Não foi bem isso que aconteceu. Hoje, eles têm dificuldades para entrar nos palácios que ajudaram a construir. Moram nas cidades satélites, muitos em condições sub-humanas.


Eu estava feliz: Brasília tinha me recebido de asas abertas. Achei então que já era hora de ter uma base fixa, um ponto permanente para pouso e decolagem. Pensei em comprar um terreno nos arredores da cidade porque queria muito retomar às minhas raízes mineiras, de interior. Nas proximidades da chácara do fotógrafo Rui Faquini, a 40 quilômetros do plano piloto, fiquei perplexa ao reconhecer, no alto de uma colina, o espaço que tinha visto no sonho. Era ideal para rodar a FEIRA DO SONHO, pensei.
Só que existiam uns pequenos detalhes a serem considerados : a luz elétrica não passava nem perto,a terra era ruim e não tinha água num raio de quilômetros.
Mesmo assim, comprei o terreno de 22 mil metros, que era muito barato, montei uma barraca no topo da colina e me mudei para cá.


Em 1985, institui a Fundação Bem Te Vi.
Em 1986, iniciei um longo processo de auto conhecimento com o terapeuta chileno Doro, que mudou minha vida.
Durante mais de 10 anos trabalhei com o Movimento Nacional de Meninos e Meninas de Rua fazendo vídeos e oficinas de comunicação.

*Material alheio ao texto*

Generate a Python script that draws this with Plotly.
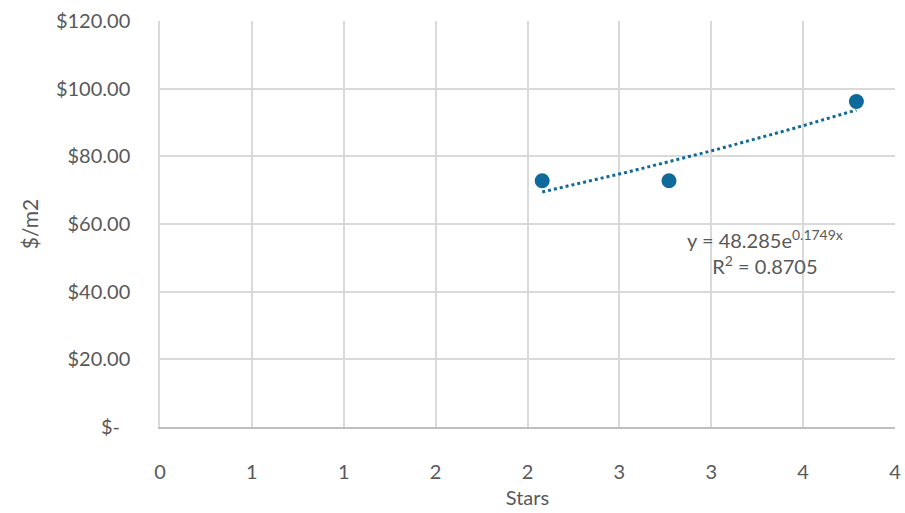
import numpy as np
import plotly.graph_objects as go

stars = [2.08, 2.77, 3.79]
price = [72.8, 72.8, 96.2]
trend_a = 48.285
trend_b = 0.1749
r2 = 0.8705
x_tickvals = [0, 0.5, 1, 1.5, 2, 2.5, 3, 3.5, 4]
x_ticktext = ["0", "1", "1", "2", "2", "3", "3", "4", "4"]
y_tickvals = [0, 20, 40, 60, 80, 100, 120]
y_ticktext = ["$-\u00a0\u00a0", "$20.00", "$40.00", "$60.00", "$80.00", "$100.00", "$120.00"]

color = "#0f6a9c"
font = "Lato, Carlito, 'Open Sans', sans-serif"
grey = "#595959"

tx = np.linspace(min(stars), max(stars), 60)
ty = trend_a * np.exp(trend_b * tx)

fig = go.Figure()
fig.add_trace(go.Scatter(x=tx, y=ty, mode="lines",
                         line=dict(color=color, width=3, dash="dot"),
                         hoverinfo="skip", showlegend=False))
fig.add_trace(go.Scatter(x=stars, y=price, mode="markers",
                         marker=dict(color=color, size=15),
                         showlegend=False))

fig.add_annotation(x=0.823, y=0.43, xref="paper", yref="paper",
                   xanchor="center", yanchor="middle",
                   text=f"y = {trend_a}e<sup>{trend_b}x</sup><br>R<sup>2</sup> = {r2}",
                   showarrow=False, align="center",
                   font=dict(family=font, size=20, color=grey))

fig.update_layout(
    width=905, height=513,
    margin=dict(l=160, r=10, t=21, b=86, autoexpand=False),
    paper_bgcolor="white", plot_bgcolor="white",
    font=dict(family=font, color=grey, size=20),
    xaxis=dict(range=[0, 4], tickvals=x_tickvals, ticktext=x_ticktext,
               showgrid=True, gridcolor="#d9d9d9", gridwidth=1.5,
               zeroline=False, showline=True, linecolor="#bfbfbf", linewidth=1.5,
               ticks="", ticklabelstandoff=26, automargin=False,
               tickfont=dict(size=20, color=grey),
               title=dict(text="Stars", font=dict(size=20, color=grey), standoff=9)),
    yaxis=dict(range=[0, 120], tickvals=y_tickvals, ticktext=y_ticktext,
               showgrid=True, gridcolor="#d9d9d9", gridwidth=1.5,
               zeroline=False, showline=True, linecolor="#d9d9d9", linewidth=1.5,
               ticks="", ticklabelstandoff=24, automargin=False,
               tickfont=dict(size=20, color=grey),
               title=dict(text="$/m2", font=dict(size=21, color=grey), standoff=12)),
)
fig.write_html("out.html", config={"displayModeBar": False},
               post_script="document.body.style.margin='0';")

Nesse meio tempo, conheci o mestre zen japonês Tokuda. Tive a sensação de ter chegado finalmente em casa, quando sentei em zazen (meditação sentada zen) pela primeira vez. Fui ordenada monja anos depois.


Em 2003 criei, com a editora Malu Salles, a produtora Caminho do Meio Criações Audiovisuais, que dirijo até hoje.
Percebi que meu sonho com Brasília era mais que um filme: ele me indicava um projeto de vida. Acreditei nele e vivo essa realidade, desde então.

O que pretendemos é que esse trabalho possa, de algum modo ,contribuir para a felicidade de todos os seres.